A review on technological aspects of different PWM techniques and its comparison based on different performance parameters

Abstract

AbstractUse of Pulse Width Modulation (PWM) techniques has enabled the converters to be used in low‐frequency high‐power applications. The main objectives of PWM are to reduce the line current harmonic, switching energy loss, and torque pulsation and motor acoustic noise (for motor drive applications). This paper mainly deals with selective harmonic elimination PWM (SHEPWM), Hysteresis current controlled PWM (HCPWM), space vector PWM (SVPWM), bus‐clamping PWM (BCPWM), and the most advanced wavelet PWM technique (WPWM).
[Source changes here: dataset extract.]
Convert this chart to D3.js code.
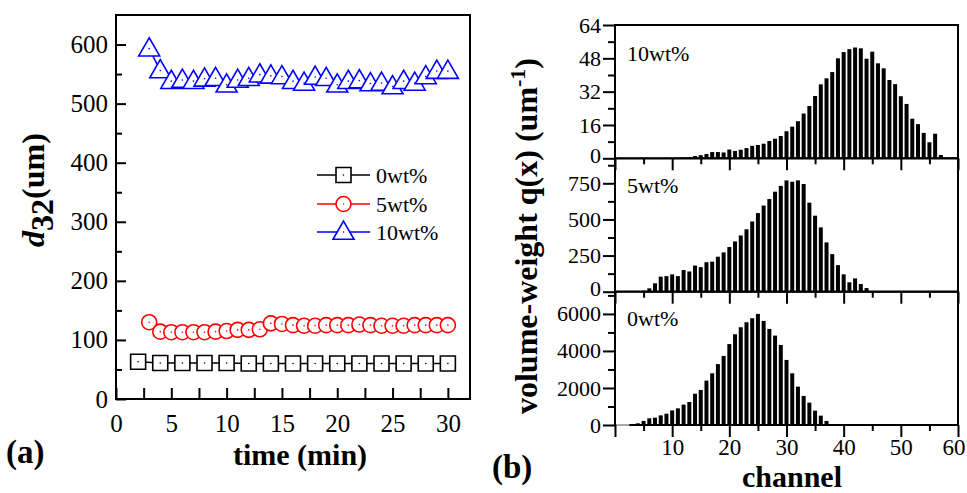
<!DOCTYPE html>
<html><head><meta charset="utf-8">
<script src="https://cdn.jsdelivr.net/npm/d3@7"></script>
<style>
body{margin:0;background:#fff}
svg text{font-family:"Liberation Serif","Times New Roman",serif;fill:#000}
</style>
</head><body>
<svg id="chart" width="967" height="493"></svg>
<script>
// ---------- Panel (a) data ----------
const seriesNames = ["0wt%", "5wt%", "10wt%"];
const time0 = [2,4,6,8,10,12,14,16,18,20,22,24,26,28,30];
const d32_0 = [63,61,61,61,61,60,60,60,60,60,60,60,60,60,60];
const time5 = [3,4,5,6,7,8,9,10,11,12,13,14,15,16,17,18,19,20,21,22,23,24,25,26,27,28,29,30];
const d32_5 = [130,114,113,113,113,113,114,115,117,117,118,128,127,125,124,124,125,125,125,126,125,124,124,124,125,125,125,125];
const time10 = [3,4,5,6,7,8,9,10,11,12,13,14,15,16,17,18,19,20,21,22,23,24,25,26,27,28,29,30];
const d32_10 = [593,556,538,540,538,542,543,532,540,543,549,547,546,538,535,545,543,532,538,539,534,535,529,538,535,546,555,555];
const timeTicks = [0,5,10,15,20,25,30];
const d32Ticks = [0,100,200,300,400,500,600];

// ---------- Panel (b) data ----------
const channelTicks = [10,20,30,40,50,60];
const start10 = 12;
const q10 = [0.2,0.4,1.1,1.5,2.1,3.0,3.0,2.8,4.2,3.5,4.1,4.9,6.0,6.4,7.0,8.3,9.4,10.7,13.0,15.2,17.8,21.5,25.1,29.9,35.5,38.4,41.4,48.0,51.0,52.4,53.2,52.8,47.8,51.2,45.6,43.2,37.6,35.6,29.8,26.1,19.0,16.4,12.2,7.7,11.8,1.6];
const start5 = 5;
const q5 = [7,23,58,104,108,120,108,150,140,181,170,204,208,242,272,309,348,389,432,486,544,596,641,692,732,770,761,770,745,616,526,445,341,260,184,120,65,92,53,25];
const start0 = 3;
const q0 = [36,90,220,360,396,520,610,790,900,1100,1240,1690,1892,2397,2793,3290,3730,4370,4901,5280,5550,5766,6000,5622,5190,4829,4325,3514,2793,2072,1570,1207,775,505,216];
const ticks10 = [0,16,32,48,64];
const ticks5 = [0,250,500,750];
const ticks0 = [0,2000,4000,6000];

const svg = d3.select("#chart");

// ================= Panel (a) =================
const xA = d3.scaleLinear().domain([0,32]).range([116,470]);
const yA = d3.scaleLinear().domain([0,650]).range([399,15]);
const gA = svg.append("g");

const yMinor = d3.range(50,650,100);
gA.append("g").attr("transform",`translate(${xA(0)},0)`)
  .call(d3.axisLeft(yA).tickValues(yMinor).tickSize(-6).tickFormat(""))
  .call(g=>g.select(".domain").remove())
  .call(g=>g.selectAll("line").attr("stroke-width",2));
gA.append("g").attr("transform",`translate(${xA(0)},0)`)
  .call(d3.axisLeft(yA).tickValues(d32Ticks).tickSize(-10).tickPadding(8).tickFormat(d3.format("d")))
  .call(g=>g.select(".domain").remove())
  .call(g=>g.selectAll("line").attr("stroke-width",2))
  .call(g=>g.selectAll("text").attr("font-size",25).attr("font-family","Liberation Serif"));
const xMinor = d3.range(2.5,32,5);
gA.append("g").attr("transform",`translate(0,${yA(0)})`)
  .call(d3.axisBottom(xA).tickValues(xMinor).tickSize(-11).tickFormat(""))
  .call(g=>g.select(".domain").remove())
  .call(g=>g.selectAll("line").attr("stroke-width",2));
gA.append("g").attr("transform",`translate(0,${yA(0)})`)
  .call(d3.axisBottom(xA).tickValues(timeTicks).tickSize(-11).tickPadding(15).tickFormat(d3.format("d")))
  .call(g=>g.select(".domain").remove())
  .call(g=>g.selectAll("line").attr("stroke-width",2))
  .call(g=>g.selectAll("text").attr("font-size",25).attr("font-family","Liberation Serif"));

gA.append("rect").attr("x",xA(0)).attr("y",yA(650)).attr("width",xA(32)-xA(0)).attr("height",yA(0)-yA(650))
  .attr("fill","none").attr("stroke","#000").attr("stroke-width",2);

const colors = ["#000000","#ff0000","#0000ff"];
function sqPath(s){return `M${-s/2},${-s/2}h${s}v${s}h${-s}Z`;}
function triPath(s){const h=s*0.866;return `M0,${-h*0.6}L${s/2},${h*0.4}L${-s/2},${h*0.4}Z`;}
function marker(g, type, col){
  if(type===0) g.append("path").attr("d",sqPath(15));
  else if(type===1) g.append("circle").attr("r",7.5);
  else g.append("path").attr("d",triPath(21));
  g.selectAll("path,circle").attr("fill","#fff").attr("stroke",col).attr("stroke-width",1.6);
  g.append("circle").attr("r",0.8).attr("fill",col);
}
const series = [[time0,d32_0],[time5,d32_5],[time10,d32_10]];
series.forEach(([t,v],i)=>{
  const pts = t.map((d,j)=>[d,v[j]]);
  gA.append("path").datum(pts)
    .attr("d",d3.line().x(d=>xA(d[0])).y(d=>yA(d[1])))
    .attr("fill","none").attr("stroke",colors[i]).attr("stroke-width",1.6);
  pts.forEach(p=>{
    const g = gA.append("g").attr("transform",`translate(${xA(p[0])},${yA(p[1])})`);
    marker(g,i,colors[i]);
  });
});
// legend
const legY = [175,204,232];
seriesNames.forEach((n,i)=>{
  gA.append("line").attr("x1",317).attr("x2",370).attr("y1",legY[i]).attr("y2",legY[i])
    .attr("stroke",colors[i]).attr("stroke-width",1.6);
  marker(gA.append("g").attr("transform",`translate(343.5,${legY[i]})`), i, colors[i]);
  gA.append("text").attr("x",376).attr("y",legY[i]+7.5).attr("font-size",22).text(n);
});
// titles
const ty = gA.append("text").attr("transform","translate(44,190) rotate(-90)")
  .attr("text-anchor","middle").attr("font-size",32).attr("font-weight","bold");
ty.append("tspan").attr("font-style","italic").text("d");
ty.append("tspan").attr("dy",9).text("32");
ty.append("tspan").attr("dy",-9).text("(um)");
gA.append("text").attr("x",300).attr("y",465).attr("text-anchor","middle")
  .attr("font-size",30).attr("font-weight","bold").text("time (min)");
gA.append("text").attr("x",6).attr("y",463).attr("font-size",33).attr("font-weight","bold").text("(a)");

// ================= Panel (b) =================
const xB = d3.scaleLinear().domain([0,60]).range([615,958]);
const panels = [
  {label:"10wt%", start:start10, vals:q10, max:64, ticks:ticks10, minorStep:8, bottom:158.3, top:25},
  {label:"5wt%", start:start5, vals:q5, max:923, ticks:ticks5, minorStep:125, bottom:291.7, top:158.3},
  {label:"0wt%", start:start0, vals:q0, max:7200, ticks:ticks0, minorStep:1000, bottom:425, top:291.7}
];
const labelY = [61,193,326];
panels.forEach((p,k)=>{
  const g = svg.append("g");
  const y = d3.scaleLinear().domain([0,p.max]).range([p.bottom,p.top]);
  const data = p.vals.map((v,j)=>({ch:p.start+j, v}));
  g.selectAll("rect.bar").data(data).join("rect").attr("class","bar")
    .attr("x",d=>xB(d.ch)-2).attr("width",4)
    .attr("y",d=>y(d.v)).attr("height",d=>y(0)-y(d.v)).attr("fill","#000");
  g.append("rect").attr("x",xB(0)).attr("y",p.top).attr("width",xB(60)-xB(0)).attr("height",p.bottom-p.top)
    .attr("fill","none").attr("stroke","#000").attr("stroke-width",2);
  g.append("line").attr("x1",xB(0)+1).attr("x2",xB(p.start-0.5)).attr("y1",y(0)).attr("y2",y(0))
    .attr("stroke","#aaa").attr("stroke-width",2);
  const minor = d3.range(p.minorStep, p.max, p.minorStep*2);
  g.append("g").attr("transform",`translate(${xB(0)},0)`)
    .call(d3.axisLeft(y).tickValues(minor).tickSize(7).tickFormat(""))
    .call(a=>a.select(".domain").remove()).call(a=>a.selectAll("line").attr("stroke-width",2));
  g.append("g").attr("transform",`translate(${xB(0)},0)`)
    .call(d3.axisLeft(y).tickValues(p.ticks).tickSize(12).tickPadding(2).tickFormat(d3.format("d")))
    .call(a=>a.select(".domain").remove()).call(a=>a.selectAll("line").attr("stroke-width",2))
    .call(a=>a.selectAll("text").attr("font-size",22).attr("font-family","Liberation Serif"))
    .call(a=>{ if(k<2) a.selectAll("text").filter(d=>d===0).attr("y",-3); });
  g.append("g").attr("transform",`translate(0,${p.bottom})`)
    .call(d3.axisBottom(xB).tickValues(d3.range(5,60,10)).tickSize(6).tickFormat(""))
    .call(a=>a.select(".domain").remove()).call(a=>a.selectAll("line").attr("stroke-width",2));
  g.append("g").attr("transform",`translate(0,${p.bottom})`)
    .call(d3.axisBottom(xB).tickValues([0].concat(channelTicks)).tickSize(12).tickPadding(2)
      .tickFormat(d=> (k===2 && d>0) ? d : ""))
    .call(a=>a.select(".domain").remove()).call(a=>a.selectAll("line").attr("stroke-width",2))
    .call(a=>a.selectAll("text").attr("font-size",23).attr("font-family","Liberation Serif"))
    .call(a=>a.selectAll("text").filter(d=>d===60).attr("text-anchor","end").attr("dx",7));
  g.append("text").attr("x",627).attr("y",labelY[k]).attr("font-size",22).text(p.label);
});
const tr = svg.append("text").attr("transform","translate(537,236) rotate(-90)")
  .attr("text-anchor","middle").attr("font-size",32).attr("font-weight","bold");
tr.append("tspan").text("volume-weight q(x) (um");
tr.append("tspan").attr("dy",-12).attr("font-size",22).text("-1");
tr.append("tspan").attr("dy",12).text(")");
svg.append("text").attr("x",792).attr("y",487).attr("text-anchor","middle")
  .attr("font-size",30).attr("font-weight","bold").text("channel");
svg.append("text").attr("x",492).attr("y",478).attr("font-size",33).attr("font-weight","bold").text("(b)");
</script>
</body></html>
Different conventional as well as advanced soft computing techniques have been discussed for SHEPWM in order to solve the complex non‐linear transcendental equations and obtain the optimized switching angles. The paper also deals with different conventional and advanced bus clamping sequences that have shown superior result in mitigating the switching loss. In order to judge the true performance of SHEPWM and CSVPWM in terms of accuracy of obtaining the switching angles, convergence rate, THD, torque ripple, switching energy loss, etc., a common experimental test bench consisting of three‐phase, two‐level, six switch inverter coupled with a 2 hp, 50 Hz, three‐phase induction machine has been formed. The selected BIA‐based SHEPWM and CSVPWM have been implemented in the MATLAB simulation software, and the same has also been applied to the experimental test bench through dSPACE 1104 DAC card. Performance of HCPWM and different BC‐PWM sequences has also been verified using the same experimental test bench. This manuscript will help the researches and practitioners working in this field, to gain a clear idea about the type of PWM to be used for their specific application in order to achieve superior performance.